- [Aim]:
Your task is to repeat all of the data exactly while excluding the pictures.

- [Entries]:
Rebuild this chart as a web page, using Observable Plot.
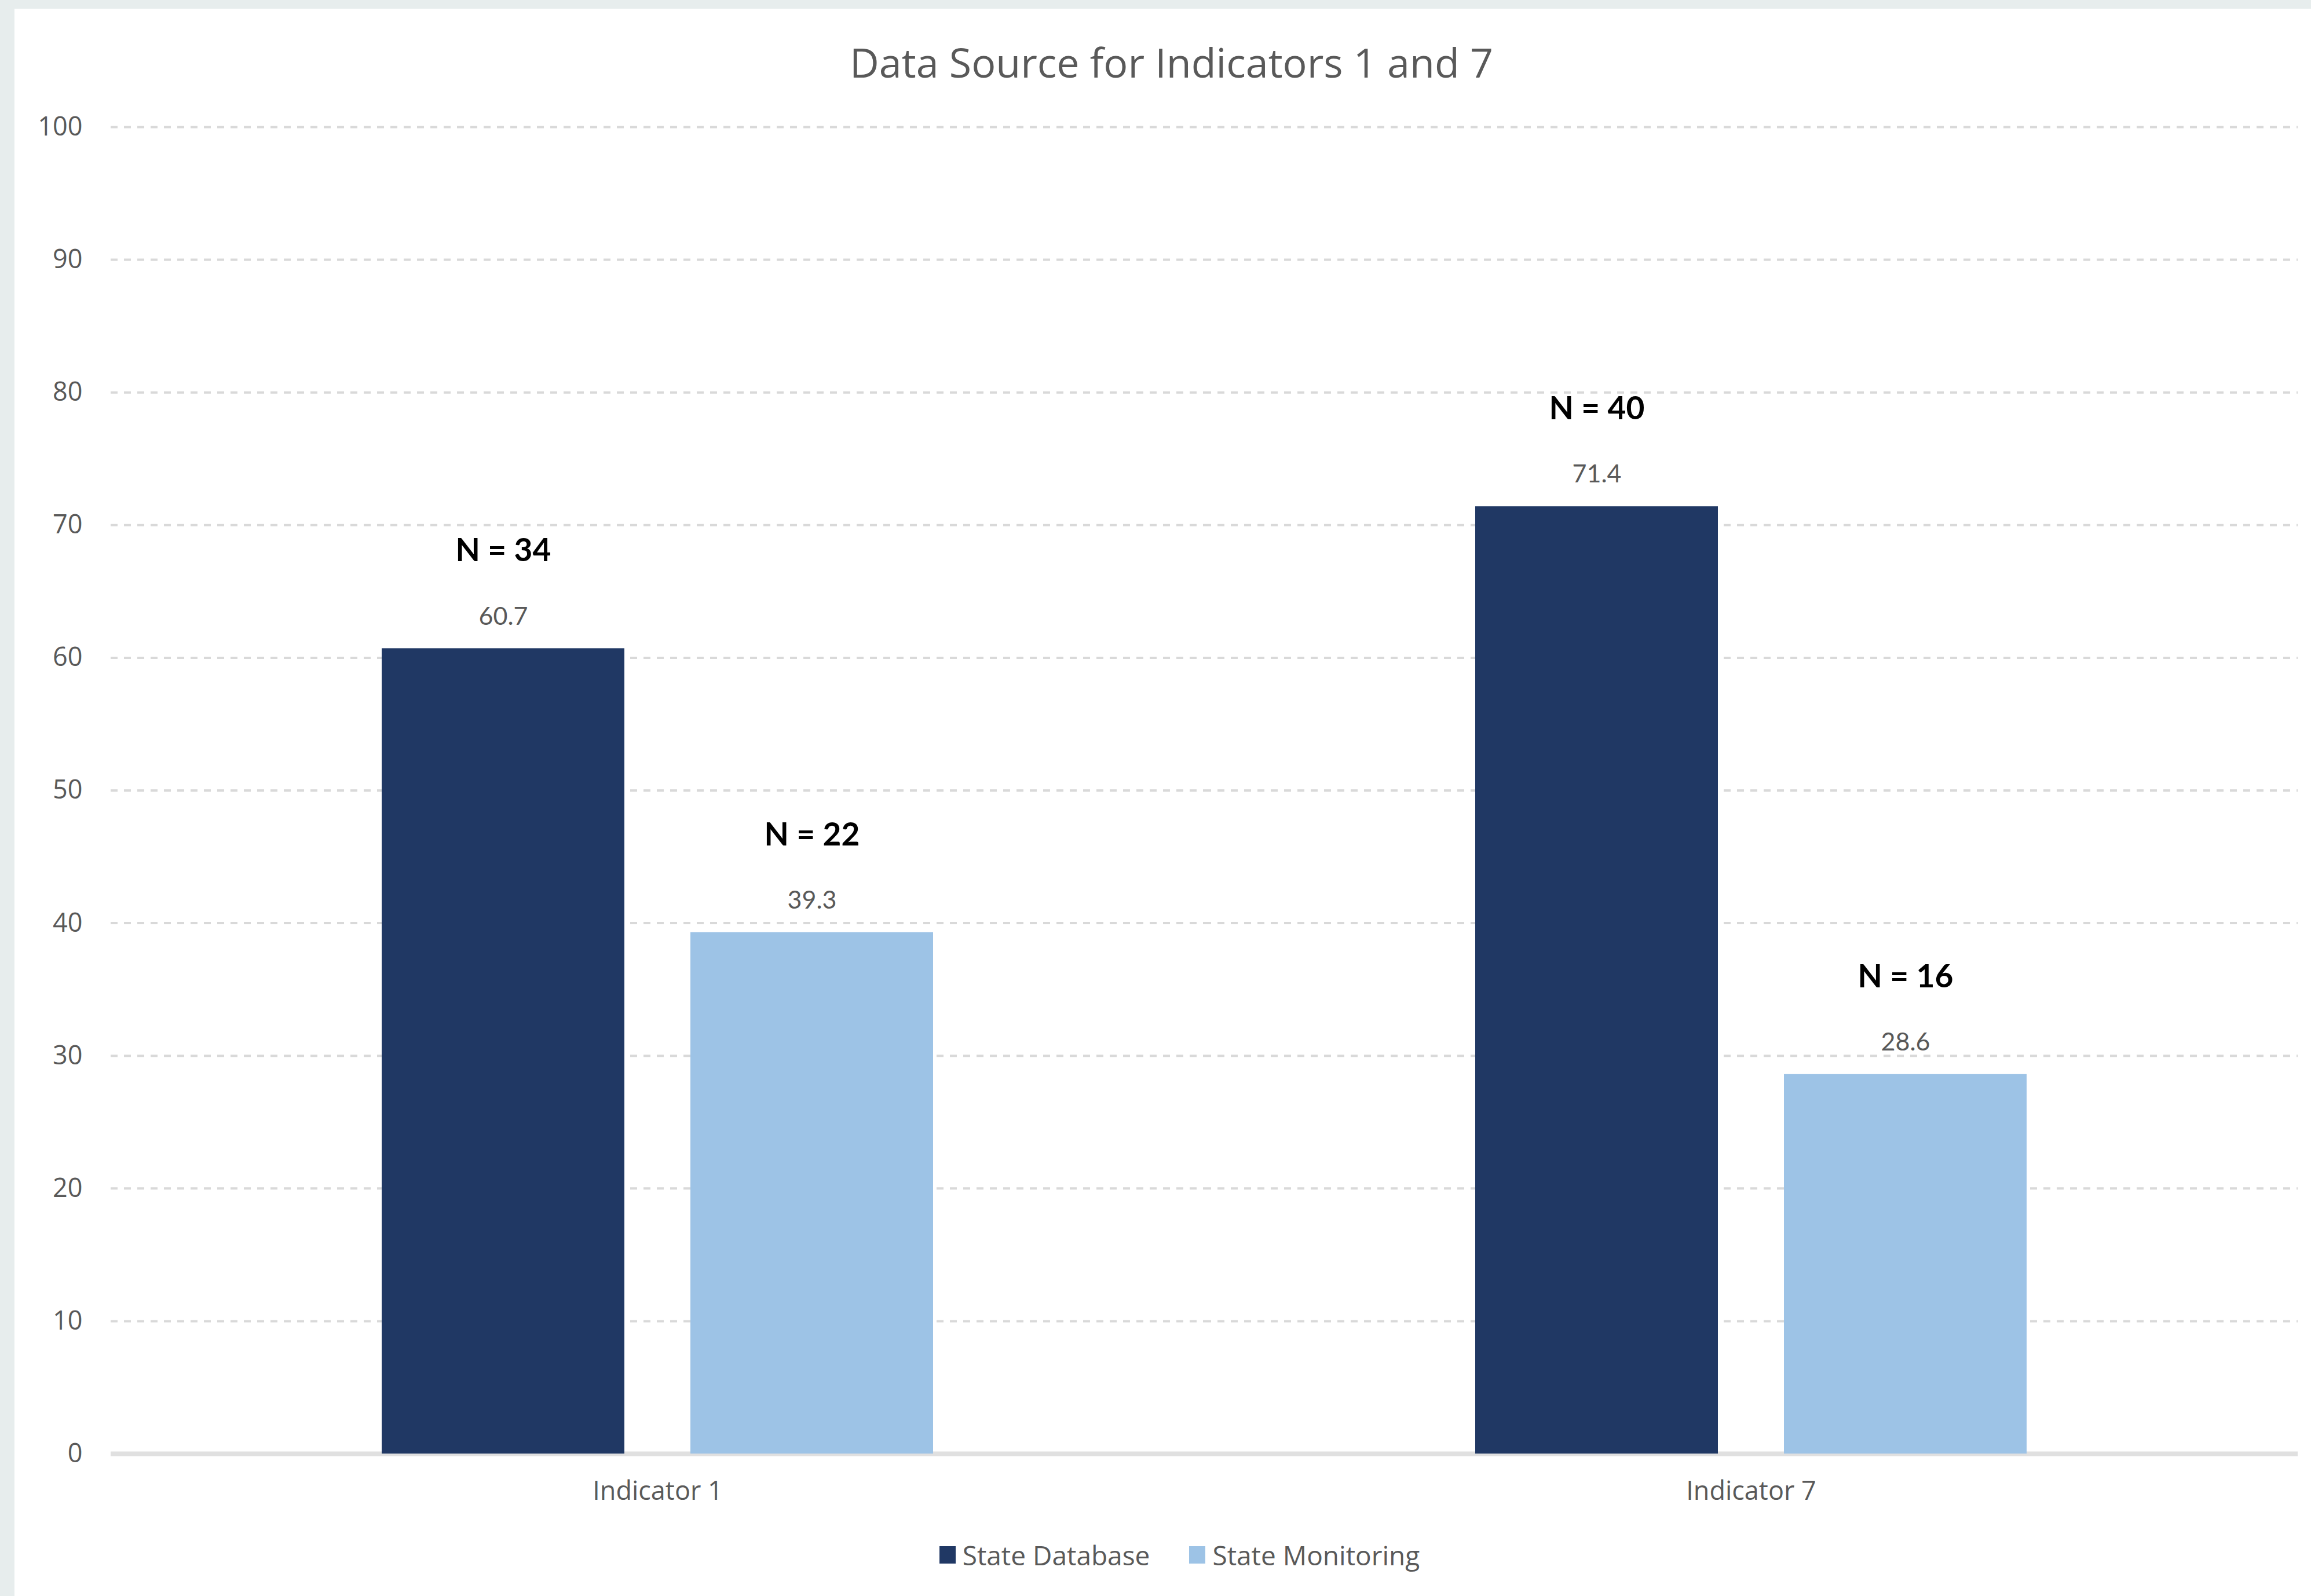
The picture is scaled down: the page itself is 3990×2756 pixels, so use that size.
<!DOCTYPE html>
<html>
<head>
<meta charset="utf-8">
<script src="https://cdn.jsdelivr.net/npm/d3@7"></script>
<script src="https://cdn.jsdelivr.net/npm/@observablehq/plot@0.6"></script>
<style>
  html, body { margin: 0; padding: 0; background: #ffffff; }
  #frame {
    box-sizing: border-box;
    width: 3990px; height: 2756px;
    border-top: 15px solid #e7eded;
    border-left: 25px solid #e7eded;
    background: #ffffff;
    overflow: hidden;
  }
  #title {
    height: 184px; line-height: 184px;
    text-align: center;
    font-family: "Open Sans", sans-serif;
    font-size: 70px;
    color: #595959;
    padding-left: 30px;
  }
  #chart svg { display: block; overflow: visible; }
  #legend {
    height: 130px;
    display: flex; align-items: center; justify-content: center;
    font-family: "Open Sans", sans-serif;
    font-size: 46px; color: #595959;
    padding-left: 58px;
  }
  .item { display: flex; align-items: center; margin: 0 34px; }
  .sw { width: 28px; height: 30px; margin-right: 12px; }
</style>
</head>
<body>
<div id="frame">
  <div id="title">Data Source for Indicators 1 and 7</div>
  <div id="chart"></div>
  <div id="legend"></div>
</div>
<script>
// ---- data ----
const indicators = ["Indicator 1", "Indicator 7"];
const series = ["State Database", "State Monitoring"];
const stateDatabase = [60.7, 71.4];
const stateMonitoring = [39.3, 28.6];
const nDatabase = [34, 40];
const nMonitoring = [22, 16];
const yTicks = [0, 10, 20, 30, 40, 50, 60, 70, 80, 90, 100];
const colors = ["#203864", "#9dc3e6"];

const rows = [];
indicators.forEach((ind, i) => {
  rows.push({indicator: ind, series: series[0], value: stateDatabase[i], n: nDatabase[i]});
  rows.push({indicator: ind, series: series[1], value: stateMonitoring[i], n: nMonitoring[i]});
});

const chart = Plot.plot({
  width: 3965,
  height: 2421,
  marginTop: 20,
  marginLeft: 166,
  marginRight: 23,
  marginBottom: 110,
  style: {fontFamily: "Open Sans, sans-serif", fontSize: "45px", color: "#595959", background: "#ffffff"},
  fx: {domain: indicators, padding: 0, label: null, axis: "bottom", tickSize: 0, tickPadding: 48, fontSize: 47},
  x: {domain: series, paddingInner: 0.2135, paddingOuter: 0.8746, axis: null},
  y: {domain: [0, 100], ticks: yTicks, label: null, tickSize: 0, tickPadding: 49, tickFormat: d => String(d)},
  color: {domain: series, range: colors},
  marks: [
    Plot.gridY(yTicks.filter(d => d > 0), {stroke: "#d9d9d9", strokeOpacity: 1, strokeWidth: 4, strokeDasharray: "12,11"}),
    Plot.ruleY([0], {stroke: "#e0e0e0", strokeWidth: 8}),
    Plot.barY(rows, {fx: "indicator", x: "series", y: "value", fill: "series"}),
    Plot.text(rows, {fx: "indicator", x: "series", y: "value", text: d => d.value.toFixed(1),
      dy: -55, fontSize: 43, fill: "#595959", fontFamily: "Lato, sans-serif"}),
    Plot.text(rows, {fx: "indicator", x: "series", y: "value", text: d => `N = ${d.n}`,
      dy: -168, fontSize: 55, fontWeight: "bold", fill: "#000000", fontFamily: "Lato, sans-serif"})
  ]
});
document.getElementById("chart").appendChild(chart);

const legend = document.getElementById("legend");
series.forEach((s, i) => {
  const item = document.createElement("div");
  item.className = "item";
  const sw = document.createElement("div");
  sw.className = "sw";
  sw.style.background = colors[i];
  const label = document.createElement("span");
  label.textContent = s;
  item.appendChild(sw);
  item.appendChild(label);
  legend.appendChild(item);
});
</script>
</body>
</html>
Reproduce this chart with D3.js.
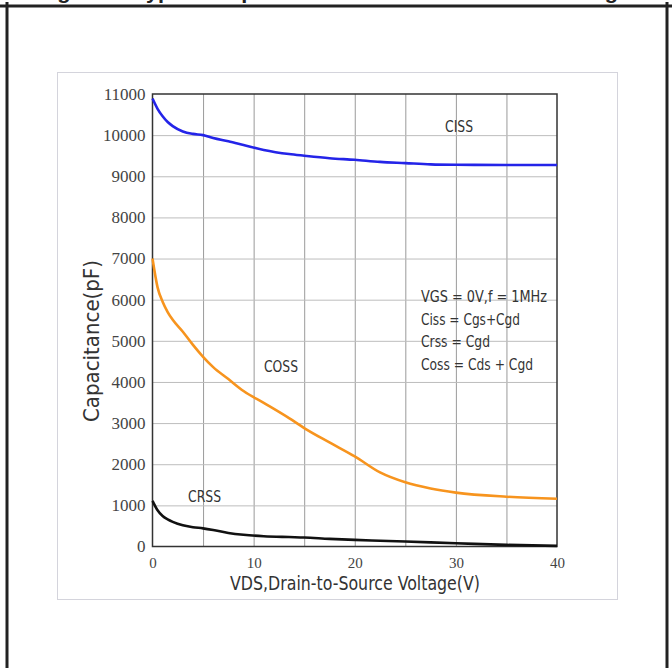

- [Output]:
Rebuild this chart as a web page, using Observable Plot.
The picture is scaled down: the page itself is 3990×2756 pixels, so use that size.
<!DOCTYPE html>
<html>
<head>
<meta charset="utf-8">
<script src="https://cdn.jsdelivr.net/npm/d3@7"></script>
<script src="https://cdn.jsdelivr.net/npm/@observablehq/plot@0.6"></script>
<style>
  html, body { margin: 0; padding: 0; background: #ffffff; }
  #frame {
    box-sizing: border-box;
    width: 3990px; height: 2756px;
    border-top: 15px solid #e7eded;
    border-left: 25px solid #e7eded;
    background: #ffffff;
    overflow: hidden;
  }
  #title {
    height: 184px; line-height: 184px;
    text-align: center;
    font-family: "Open Sans", sans-serif;
    font-size: 70px;
    color: #595959;
    padding-left: 30px;
  }
  #chart svg { display: block; overflow: visible; }
  #legend {
    height: 130px;
    display: flex; align-items: center; justify-content: center;
    font-family: "Open Sans", sans-serif;
    font-size: 46px; color: #595959;
    padding-left: 58px;
  }
  .item { display: flex; align-items: center; margin: 0 34px; }
  .sw { width: 28px; height: 30px; margin-right: 12px; }
</style>
</head>
<body>
<div id="frame">
  <div id="title">Data Source for Indicators 1 and 7</div>
  <div id="chart"></div>
  <div id="legend"></div>
</div>
<script>
// ---- data ----
const indicators = ["Indicator 1", "Indicator 7"];
const series = ["State Database", "State Monitoring"];
const stateDatabase = [60.7, 71.4];
const stateMonitoring = [39.3, 28.6];
const nDatabase = [34, 40];
const nMonitoring = [22, 16];
const yTicks = [0, 10, 20, 30, 40, 50, 60, 70, 80, 90, 100];
const colors = ["#203864", "#9dc3e6"];

const rows = [];
indicators.forEach((ind, i) => {
  rows.push({indicator: ind, series: series[0], value: stateDatabase[i], n: nDatabase[i]});
  rows.push({indicator: ind, series: series[1], value: stateMonitoring[i], n: nMonitoring[i]});
});

const chart = Plot.plot({
  width: 3965,
  height: 2421,
  marginTop: 20,
  marginLeft: 166,
  marginRight: 23,
  marginBottom: 110,
  style: {fontFamily: "Open Sans, sans-serif", fontSize: "45px", color: "#595959", background: "#ffffff"},
  fx: {domain: indicators, padding: 0, label: null, axis: "bottom", tickSize: 0, tickPadding: 48, fontSize: 47},
  x: {domain: series, paddingInner: 0.2135, paddingOuter: 0.8746, axis: null},
  y: {domain: [0, 100], ticks: yTicks, label: null, tickSize: 0, tickPadding: 49, tickFormat: d => String(d)},
  color: {domain: series, range: colors},
  marks: [
    Plot.gridY(yTicks.filter(d => d > 0), {stroke: "#d9d9d9", strokeOpacity: 1, strokeWidth: 4, strokeDasharray: "12,11"}),
    Plot.ruleY([0], {stroke: "#e0e0e0", strokeWidth: 8}),
    Plot.barY(rows, {fx: "indicator", x: "series", y: "value", fill: "series"}),
    Plot.text(rows, {fx: "indicator", x: "series", y: "value", text: d => d.value.toFixed(1),
      dy: -55, fontSize: 43, fill: "#595959", fontFamily: "Lato, sans-serif"}),
    Plot.text(rows, {fx: "indicator", x: "series", y: "value", text: d => `N = ${d.n}`,
      dy: -168, fontSize: 55, fontWeight: "bold", fill: "#000000", fontFamily: "Lato, sans-serif"})
  ]
});
document.getElementById("chart").appendChild(chart);

const legend = document.getElementById("legend");
series.forEach((s, i) => {
  const item = document.createElement("div");
  item.className = "item";
  const sw = document.createElement("div");
  sw.className = "sw";
  sw.style.background = colors[i];
  const label = document.createElement("span");
  label.textContent = s;
  item.appendChild(sw);
  item.appendChild(label);
  legend.appendChild(item);
});
</script>
</body>
</html>
Reproduce this chart with D3.js.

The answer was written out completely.